Some collective members commented about how working with others in this way is allowing them to gain transferable skills, such as giving yourself permission to speak up, being able to affirm boundaries and express feelings without worries of being dismissed both in professional and personal settings. A significant thing for them is feeling safe enough to take risks in this space, such as reading out loud  or dancing in public for the first time. Others spoke about noticing a change in their overall confidence levels and being more sensitive to other people’s boundaries, and conscious of showing others respect through action and conversation. 

Hold on tightly, let go lightly: inspiration, letting go of ego & hive mind

Taking up space: we’ve been reflecting on why we have imposter syndrome and why many working class people don’t think the industry is for them. One member of the collective spoke about access and perception: 

“We always hear ‘get a real job’, it’s probably because in our communities, we work to have money to live, so not many people can afford the luxury to just be creative because most of the time it doesn’t pay.”

The Performance Collective want other young people in Bradford to see that having a career in the creative industry is valid, that being an artist is a real job, and that there is value in creativity and a job in the arts isn’t just for one type of person. If you’re passionate about something, it is valid. Don’t let others deter you or a fear of rejection limit you. 

We’ve also been considering how living in an uber-capitalist environment conditions young people to be hyper-critical of themselves and their peers, and how working in a collective has helped challenge this. They talked about how sometimes they have experienced anxiety over sharing their ideas in other settings, struggled to work in teams, or struggled to make art alone over fear of judgement from others or not deeming it good enough themselves. Working as a collective has changed the way the collective make art and communicate their ideas, bouncing ideas off each other and creating their own hive mind!

“Bad ideas lead to good ideas, you may not be confident in an idea but if you say it, that might make another person think of something else that really works. We all feed into the process. We’re less precious with our ideas because the work belongs to all of us so there’s less ego.”

Trust & Working Collectively 

The Performance Collective discussed the idea of being able to trust and rely on others whilst working collaboratively and how this feels like a new experience. Many young people have had poor experiences working in group settings, whether it’s one person having to do all the work, poor dynamics working with others you don’t know very well, or conflict because of differing ideas about a project. As a result, putting training time into exercises specifically to explore how to work as a team and share ideas equitably has been very beneficial for some collective members.

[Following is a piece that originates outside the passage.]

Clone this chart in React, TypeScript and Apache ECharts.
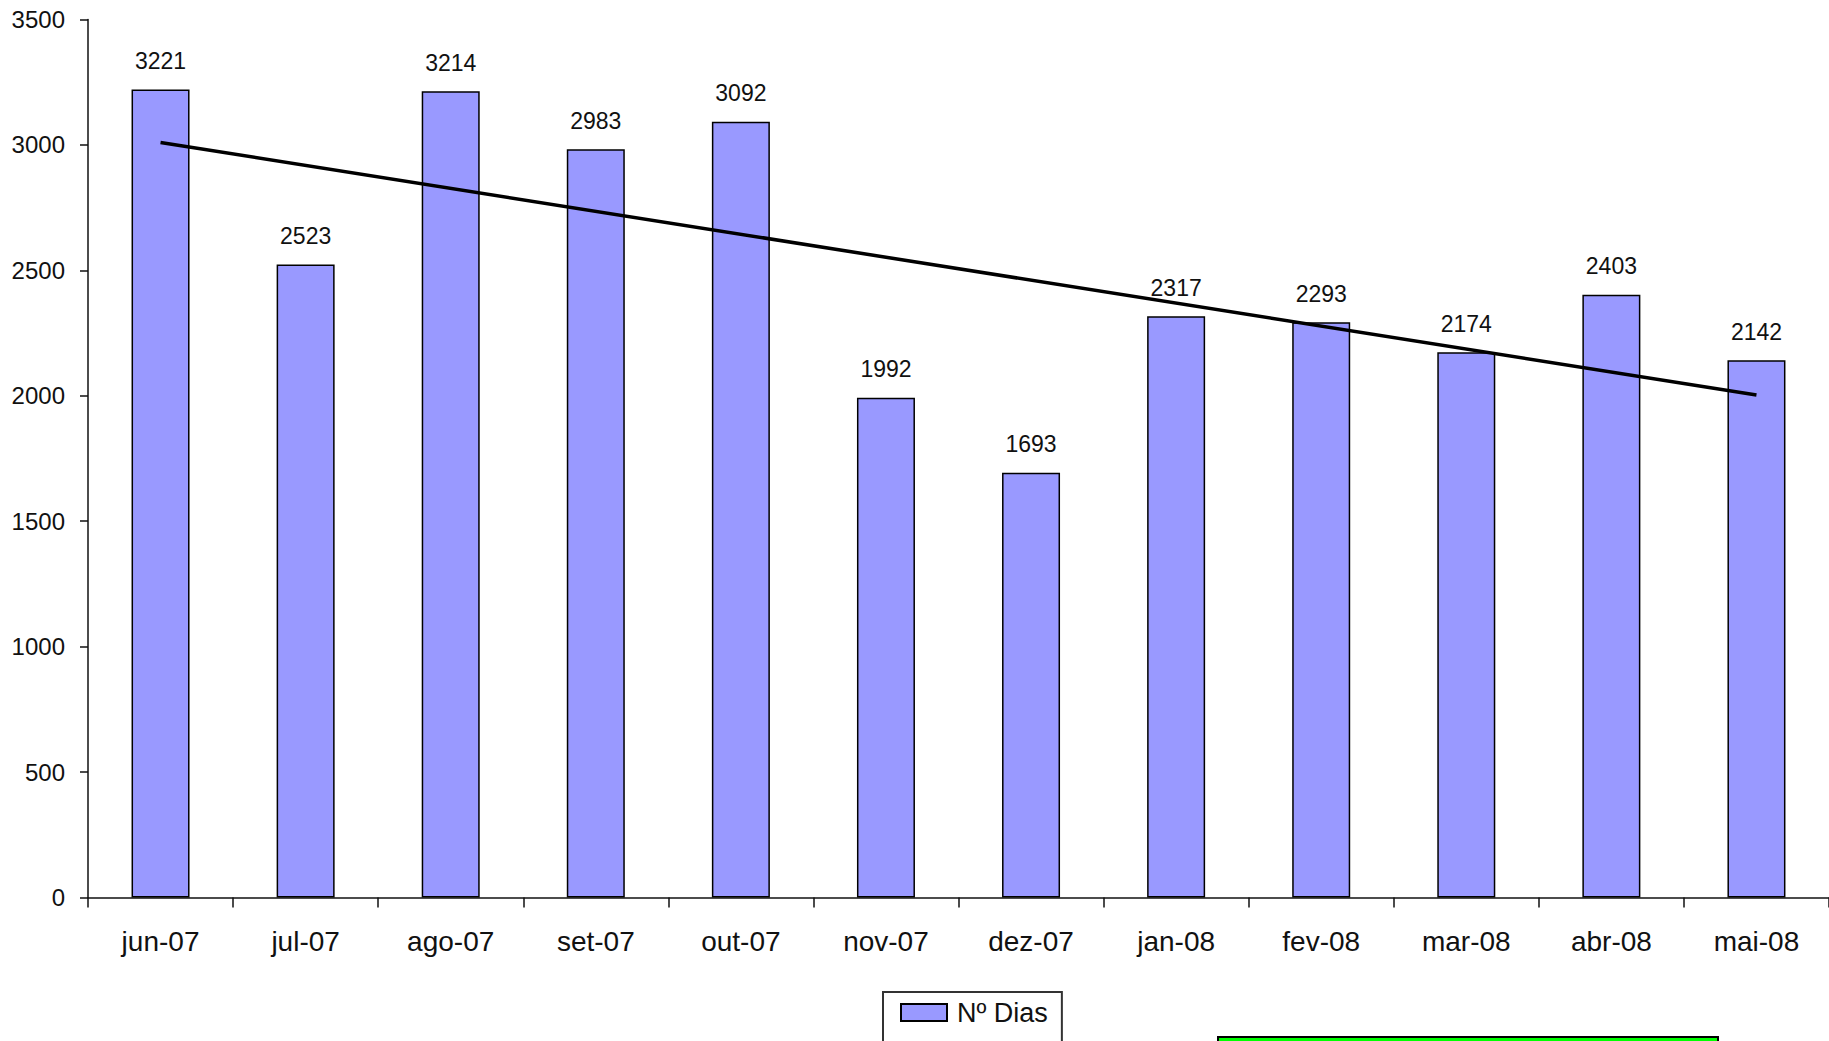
import React, { useEffect, useRef } from "react";
import * as echarts from "echarts";

const categories = ["jun-07", "jul-07", "ago-07", "set-07", "out-07", "nov-07", "dez-07", "jan-08", "fev-08", "mar-08", "abr-08", "mai-08"];
const diasValues = [3221, 2523, 3214, 2983, 3092, 1992, 1693, 2317, 2293, 2174, 2403, 2142];
// linear trend line endpoints
const trendValues: (number | null)[] = [3010, null, null, null, null, null, null, null, null, null, null, 2003];
const seriesName = "Nº Dias";

export default function App() {
  const ref = useRef<HTMLDivElement>(null);
  useEffect(() => {
    if (!ref.current) return;
    const chart = echarts.init(ref.current, null, { renderer: "svg" });
    const font = "'Liberation Sans', Arial, sans-serif";
    chart.setOption({
      animation: false,
      backgroundColor: "#ffffff",
      textStyle: { fontFamily: font, color: "#111" },
      grid: { left: 88, right: -4, top: 19.5, bottom: 143.5, containLabel: false },
      legend: {
        data: [seriesName],
        left: 883,
        top: 992,
        icon: "rect",
        itemWidth: 46,
        itemHeight: 17,
        padding: [7, 14, 45, 17],
        borderColor: "#333",
        borderWidth: 2,
        backgroundColor: "#fff",
        textStyle: { fontFamily: font, fontSize: 27, color: "#111", padding: [0, 0, 0, 5] },
      },
      xAxis: {
        type: "category",
        data: categories,
        axisLine: { lineStyle: { color: "#111", width: 1.5 } },
        axisTick: { show: true, length: 10, alignWithLabel: false, lineStyle: { color: "#111", width: 1.5 } },
        axisLabel: { fontSize: 28, color: "#111", margin: 30, fontFamily: font },
        splitLine: { show: false },
      },
      yAxis: {
        type: "value",
        min: 0,
        max: 3500,
        interval: 500,
        axisLine: { show: true, lineStyle: { color: "#111", width: 1.5 } },
        axisTick: { show: true, length: 8, lineStyle: { color: "#111", width: 1.5 } },
        axisLabel: { fontSize: 24, color: "#111", margin: 23, fontFamily: font, formatter: (v: number) => String(v) },
        splitLine: { show: false },
      },
      series: [
        {
          name: seriesName,
          type: "bar",
          data: diasValues,
          barWidth: 58,
          itemStyle: { color: "#9999FF", borderColor: "#000", borderWidth: 1.5 },
          label: { show: true, position: "top", distance: 17, fontSize: 23, color: "#111", fontFamily: font },
        },
        {
          name: "Tendência",
          type: "line",
          data: trendValues,
          connectNulls: true,
          showSymbol: false,
          symbol: "none",
          lineStyle: { color: "#000", width: 3.5 },
          z: 5,
        },
      ],
      graphic: [
        {
          type: "rect",
          left: 1217,
          top: 1036,
          shape: { width: 500, height: 20 },
          style: { fill: "#00ff00", stroke: "#000", lineWidth: 2 },
          z: 100,
        },
      ],
    });
    return () => chart.dispose();
  }, []);
  return <div ref={ref} style={{ position: "fixed", left: 0, top: 0, width: 1829, height: 1041 }} />;
}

“Working collectively in school, I felt a lot of pressure when working in groups, I found that often I couldn’t rely on others to do the task and I had to do all the work for them. It’s nice to learn from people who are a bit older than me. It’s nice to be able to rely on the people I’m working with, and we all contribute equally.”

Similarly, some collective members commented about noticing a difference between how they speak in groups and confidence balancing speaking and listening, especially as a neurodivergent person.

“In the first few weeks, I felt like I spoke quite a lot, whereas now I feel like I have a greater sense of when to speak and when to listen. Will what I’m going to say be useful? or is it just my thoughts that sometimes feel like they have to come out at that moment? It’s been quite useful for me, as someone with ADHD, to explore that in the space.”

Common Wealth have loved working with our Performance Collective over the past three months. We are fascinated by all the learning, sharing and creating that happens each week, the mutual sharing of ‘common wealth’ amongst the group and the wider team is a true celebration of what we want to achieve as a company – celebrating the value in working-class communities finding common ground.